Faculty of Science Research Talk : Uncovering The Neurophysiological Correlates of Inhibition of Return

Name: Dr Jason Satel – School of Psychology

Title: Uncovering The Neurophysiological Correlates of Inhibition of Return

Abstract : 

Inhibition of return (IOR) is a robust cognitive phenomenon whereby manual and oculomotor responses to target stimuli are slowed when the target location has been previously attended. IOR is thought to subserve novelty seeking and foraging facilitation in the real world. Two different forms of IOR have been identified – an input-based form when the oculomotor system is actively suppressed, and an output-based form when eye movements are allowed.

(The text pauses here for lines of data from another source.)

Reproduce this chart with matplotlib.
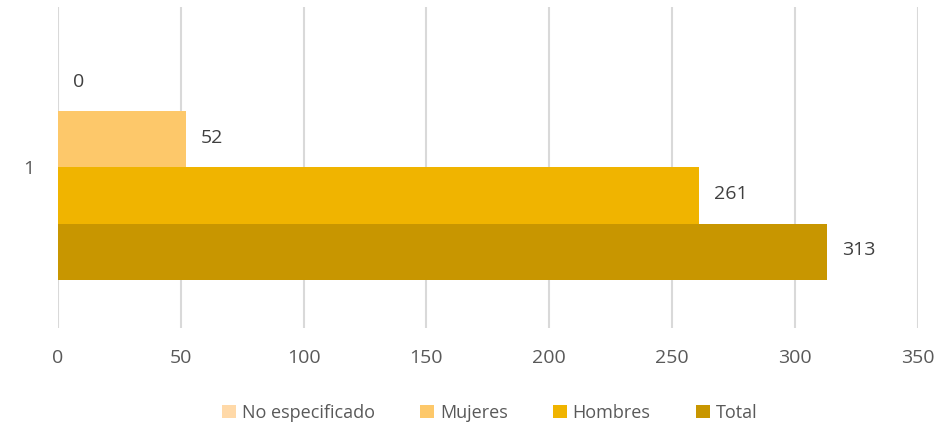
import numpy as np
import matplotlib.pyplot as plt

series = ["No especificado", "Mujeres", "Hombres", "Total"]
values = [0, 52, 261, 313]
colors = ["#FFD9A8", "#FDC86A", "#F0B400", "#C89600"]
category = ["1"]

plt.rcParams['font.family'] = ['Open Sans', 'DejaVu Sans']

fig = plt.figure(figsize=(9.5, 4.25), dpi=100)
ax = fig.add_axes([0.061, 0.228, 0.905, 0.756])

n = len(series)
group_w = 0.70
h = group_w / n
for i, (name, v, c) in enumerate(zip(series, values, colors)):
    y = 1 + group_w / 2 - h * (i + 0.5)
    ax.barh(y, v, height=h, color=c, label=name, zorder=2)
    ax.annotate(str(v), (v, y), xytext=(11, 1), textcoords="offset points",
                va="center", ha="left", fontsize=14, color="#404040")

ax.set_xlim(0, 350)
ax.set_ylim(0.5, 1.5)
ax.set_xticks(np.arange(0, 351, 50))
ax.set_yticks([1])
ax.set_yticklabels(category)
ax.tick_params(length=0, labelsize=14, labelcolor="#595959")
ax.tick_params(axis="x", pad=15)
ax.tick_params(axis="y", pad=17)
ax.grid(axis="x", color="#D9D9D9", linewidth=1.5, zorder=0)
for s in ax.spines.values():
    s.set_visible(False)

ax.legend(loc="upper center", bbox_to_anchor=(0.502, -0.185), ncol=4, frameon=False,
          fontsize=13, labelcolor="#595959", handlelength=0.8, handleheight=0.8,
          handletextpad=0.3, columnspacing=2.5)

fig.savefig("out.png", dpi=100)
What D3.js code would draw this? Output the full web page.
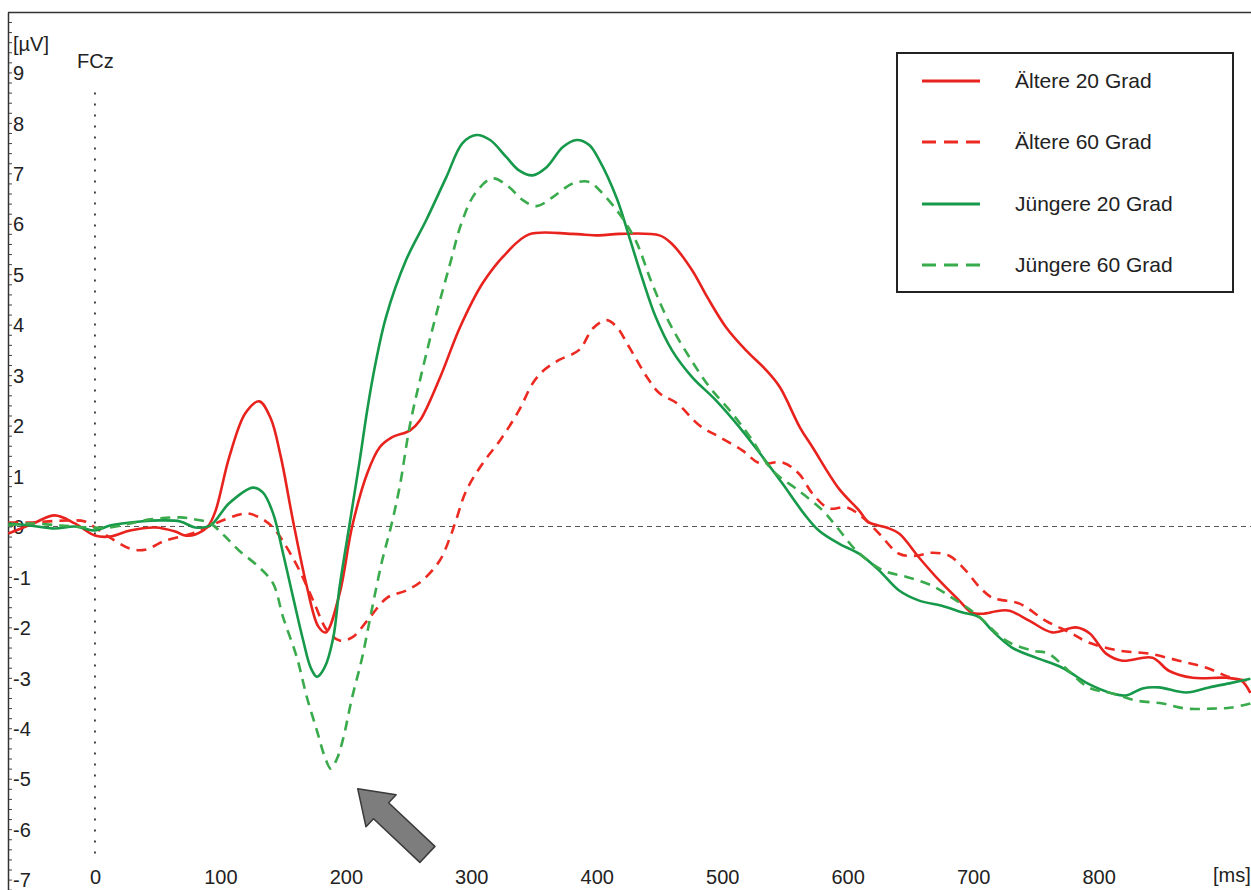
<!DOCTYPE html>
<html><head><meta charset="utf-8">
<script src="https://cdn.jsdelivr.net/npm/d3@7"></script>
<style>
body{margin:0;background:#fff;}
svg{display:block;}
.lbl{font-family:"Liberation Sans Narrow","Arial Narrow","Liberation Sans",Arial,sans-serif;font-size:20px;fill:#222;}
.leg{font-family:"Liberation Sans",Arial,sans-serif;font-size:21px;fill:#222;}
</style></head><body>
<svg id="c" width="1251" height="890"></svg>
<script>
// ---- data ----
const msTicks = [0,100,200,300,400,500,600,700,800];
const uvTicks = [9,8,7,6,5,4,3,2,1,0,-1,-2,-3,-4,-5,-6,-7];
const seriesNames = ["Ältere 20 Grad","Ältere 60 Grad","Jüngere 20 Grad","Jüngere 60 Grad"];

const aeltere20 = [[-69,-0.14],[-50,0.05],[-32,0.22],[-16,0.06],[0,-0.18],[12,-0.2],[28,-0.08],[48,-0.02],[64,-0.1],[72,-0.18],[80,-0.16],[90,0],[96,0.3],[107,1.37],[120,2.25],[131,2.48],[140,2.15],[148,1.4],[158,0.1],[169,-1.2],[178,-1.98],[184,-2.1],[195,-1.33],[205,0],[217,1.05],[227,1.57],[237,1.77],[251,1.9],[259,2.1],[275,2.95],[291,3.95],[309,4.82],[328,5.42],[346,5.79],[380,5.8],[402,5.77],[418,5.8],[450,5.77],[460,5.6],[476,5.08],[488,4.55],[503,3.95],[519,3.49],[535,3.1],[546,2.76],[562,1.96],[572,1.57],[593,0.75],[609,0.32],[617,0.08],[631,-0.02],[641,-0.14],[657,-0.62],[673,-1.07],[689,-1.47],[699,-1.71],[707,-1.73],[721,-1.67],[729,-1.67],[745,-1.87],[763,-2.1],[782,-2.0],[793,-2.12],[806,-2.52],[819,-2.66],[843,-2.6],[856,-2.86],[875,-3.0],[902,-3.0],[914,-3.06],[921,-3.3]];

const aeltere60 = [[-69,0.08],[-52,0.08],[-20,0.12],[-8,0.1],[0,-0.02],[12,-0.22],[28,-0.44],[40,-0.46],[56,-0.28],[72,-0.18],[84,-0.08],[96,0.06],[113,0.22],[121,0.26],[131,0.18],[142,-0.02],[153,-0.42],[163,-0.87],[174,-1.47],[185,-2.06],[195,-2.26],[205,-2.2],[217,-1.87],[233,-1.41],[248,-1.27],[261,-1.07],[275,-0.67],[283,-0.22],[287,0.06],[296,0.71],[309,1.25],[323,1.71],[338,2.3],[349,2.84],[358,3.1],[370,3.3],[386,3.5],[397,3.93],[408,4.09],[416,3.95],[426,3.55],[440,2.96],[450,2.64],[464,2.44],[482,2.0],[498,1.77],[516,1.51],[530,1.25],[548,1.27],[561,1.05],[572,0.65],[585,0.36],[599,0.38],[612,0.18],[625,-0.14],[641,-0.54],[655,-0.58],[667,-0.52],[681,-0.58],[694,-0.87],[705,-1.2],[715,-1.41],[721,-1.45],[737,-1.53],[758,-1.87],[777,-2.1],[792,-2.3],[816,-2.46],[840,-2.52],[864,-2.66],[886,-2.8],[906,-3.0],[921,-3.06]];

const juengere20 = [[-69,0.06],[-52,0.02],[-32,-0.04],[-16,0.0],[0,-0.08],[12,0.02],[36,0.1],[52,0.12],[68,0.1],[80,-0.02],[92,0.02],[107,0.46],[126,0.77],[134,0.67],[142,0.26],[150,-0.54],[158,-1.41],[166,-2.26],[172,-2.8],[177,-2.98],[183,-2.8],[190,-2.2],[195,-1.2],[203,0.05],[211,1.3],[217,2.3],[223,3.15],[232,4.15],[248,5.28],[264,6.07],[280,6.92],[293,7.6],[304,7.76],[315,7.66],[328,7.32],[338,7.06],[349,6.96],[360,7.12],[373,7.52],[384,7.66],[394,7.56],[402,7.26],[416,6.5],[426,5.73],[436,4.94],[447,4.15],[460,3.49],[476,2.96],[495,2.5],[514,1.96],[530,1.45],[548,0.85],[565,0.26],[577,-0.08],[593,-0.34],[609,-0.54],[625,-0.87],[641,-1.27],[657,-1.47],[675,-1.57],[691,-1.7],[705,-1.8],[715,-2.06],[731,-2.4],[750,-2.6],[771,-2.8],[792,-3.12],[811,-3.31],[822,-3.35],[835,-3.21],[848,-3.19],[870,-3.29],[888,-3.19],[906,-3.1],[921,-3.02]];

const juengere60 = [[-69,0.02],[-52,0.06],[-28,0.02],[-4,-0.02],[12,-0.02],[44,0.14],[68,0.18],[80,0.14],[92,0.06],[103,-0.18],[115,-0.48],[131,-0.81],[142,-1.13],[150,-1.8],[161,-2.6],[169,-3.39],[177,-4.05],[183,-4.55],[188,-4.8],[193,-4.6],[198,-4.19],[205,-3.39],[213,-2.6],[221,-1.61],[229,-0.67],[236,0],[243,0.8],[251,2.0],[261,3.1],[272,4.2],[283,5.2],[292,6.0],[303,6.6],[317,6.9],[330,6.73],[341,6.47],[352,6.35],[365,6.53],[381,6.8],[394,6.83],[402,6.67],[418,6.2],[431,5.67],[444,4.82],[458,4.03],[474,3.35],[490,2.76],[508,2.24],[524,1.71],[540,1.11],[561,0.71],[580,0.32],[591,0],[607,-0.48],[628,-0.87],[647,-1.0],[667,-1.17],[683,-1.41],[702,-1.73],[726,-2.26],[747,-2.46],[760,-2.52],[776,-2.86],[792,-3.19],[811,-3.31],[830,-3.45],[851,-3.51],[870,-3.61],[890,-3.61],[906,-3.59],[921,-3.51]];

const seriesData = [aeltere20, aeltere60, juengere20, juengere60];
const seriesColors = ["#e8231e","#ec2a22","#16994a","#3aab4c"];
const seriesDash = [null,"10,7",null,"10,7"];

// ---- scales ----
const W = 1251, H = 890;
const svg = d3.select("#c");
const x = d3.scaleLinear().domain([-69.3, 921.5]).range([8, 1251]);
const y = d3.scaleLinear().domain([10.198, -7.206]).range([12, 890]);

// frame: top border
svg.append("line").attr("x1",8).attr("x2",W).attr("y1",12.5).attr("y2",12.5)
  .attr("stroke","#333").attr("stroke-width",1.5);

// minor ticks on y axis
const minor = d3.range(-7.2, 10.2, 0.2).map(v => Math.round(v*10)/10);
const gMinor = svg.append("g").attr("transform","translate(8,0)")
  .call(d3.axisRight(y).tickValues(minor).tickSize(4).tickFormat(""));
gMinor.select(".domain").remove();
gMinor.selectAll("line").attr("stroke","#444").attr("stroke-width",1);

const gY = svg.append("g").attr("transform","translate(8,0)")
  .call(d3.axisRight(y).tickValues(uvTicks).tickSize(0).tickPadding(5).tickFormat(d => String(d)));
gY.select(".domain").attr("stroke","#333").attr("stroke-width",1.5);
gY.selectAll("text").attr("class","lbl").attr("font-size",null).attr("font-family",null).attr("fill",null).attr("dy","0.36em");

// x axis labels
const gX = svg.append("g").attr("transform","translate(0,870)")
  .call(d3.axisBottom(x).tickValues(msTicks).tickSize(0).tickPadding(0).tickFormat(d => String(d)));
gX.select(".domain").remove();
gX.selectAll("text").attr("class","lbl").attr("font-size",null).attr("font-family",null).attr("fill",null);

// unit labels
svg.append("text").attr("class","lbl").attr("x",13).attr("y",51).text("[µV]");
svg.append("text").attr("class","lbl").attr("x",1213).attr("y",882).text("[ms]");
svg.append("text").attr("class","lbl").attr("x",77).attr("y",68).text("FCz");

// zero line
svg.append("line").attr("x1",8).attr("x2",W).attr("y1",y(0)).attr("y2",y(0))
  .attr("stroke","#555").attr("stroke-width",1).attr("stroke-dasharray","5,4");

// stimulus onset dotted line
svg.append("line").attr("x1",x(0)).attr("x2",x(0)).attr("y1",y(8.6)).attr("y2",y(-6.55))
  .attr("stroke","#333").attr("stroke-width",1.8).attr("stroke-dasharray","2,9");

// curves
const line = d3.line().x(d => x(d[0])).y(d => y(d[1])).curve(d3.curveCatmullRom.alpha(0.5));
seriesData.forEach((s,i) => {
  svg.append("path").datum(s).attr("d", line)
    .attr("fill","none").attr("stroke",seriesColors[i]).attr("stroke-width",2.6)
    .attr("stroke-linejoin","round")
    .attr("stroke-dasharray", seriesDash[i]);
});

// arrow annotation
const tip = [x(209.5), y(-5.2)], tail = [x(265), y(-6.5)];
const ang = Math.atan2(tail[1]-tip[1], tail[0]-tip[0]);
const len = Math.hypot(tail[0]-tip[0], tail[1]-tip[1]);
const hl = 32, hw = 22, sw = 11;
const local = [[0,0],[hl,-hw],[hl,-sw],[len,-sw],[len,sw],[hl,sw],[hl,hw]];
const pts = local.map(([u,w]) => [tip[0] + u*Math.cos(ang) - w*Math.sin(ang), tip[1] + u*Math.sin(ang) + w*Math.cos(ang)]);
svg.append("polygon").attr("points", pts.map(p => p.join(",")).join(" "))
  .attr("fill","#7d7d7d").attr("stroke","#3a3a3a").attr("stroke-width",1.5).attr("stroke-linejoin","round");

// legend
const lg = svg.append("g");
lg.append("rect").attr("x",897).attr("y",53).attr("width",336).attr("height",239)
  .attr("fill","#fff").attr("stroke","#222").attr("stroke-width",2);
const rowY = [81,142,204,265];
seriesNames.forEach((n,i) => {
  lg.append("line").attr("x1",922).attr("x2",980).attr("y1",rowY[i]).attr("y2",rowY[i])
    .attr("stroke",seriesColors[i]).attr("stroke-width",3).attr("stroke-dasharray", seriesDash[i] ? "14,8" : null);
  lg.append("text").attr("class","leg").attr("x",1015).attr("y",rowY[i]+7).text(n);
});
</script>
</body></html>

The vast majority of previous work investigating IOR with event-related potentials (ERPs) has focused on the input-based form of IOR, given that eye movements are normally suppressed in ERP studies. In these studies, modulations of the early sensory P1 ERP component have been associated with behavioural IOR. However, recent work has demonstrated that when the eye movement system is activated – thereby eliciting the output-based, oculomotor form of IOR – P1 reductions are not correlated with behavioural IOR. Furthermore, output-based IOR is present, and equivalent, regardless of whether or not stimuli are presented as exogenous peripheral stimulations or endogenous central arrows, however, P1 reductions are only observed with peripheral stimuli. When retinotopic and spatiotopic coordinate systems are dissociated, P1 reductions are only found in the retinotopic condition, whereas oculomotor IOR is only found in the spatiotopic condition. This evidence suggests that P1 reductions are not a true correlate of oculomotor IOR. The later Nd ERP component, however, is also modulated in association with IOR in conditions using central arrows and spatiotopic coordinate systems. We therefore propose that P1 reductions are simply a result of repeated peripheral stimulation at the same location and they do not reflect oculomotor IOR. Later components, such as the Nd and possibly N2pc components, are more likely to reflect a neurophysiological measurement of true, oculomotor IOR.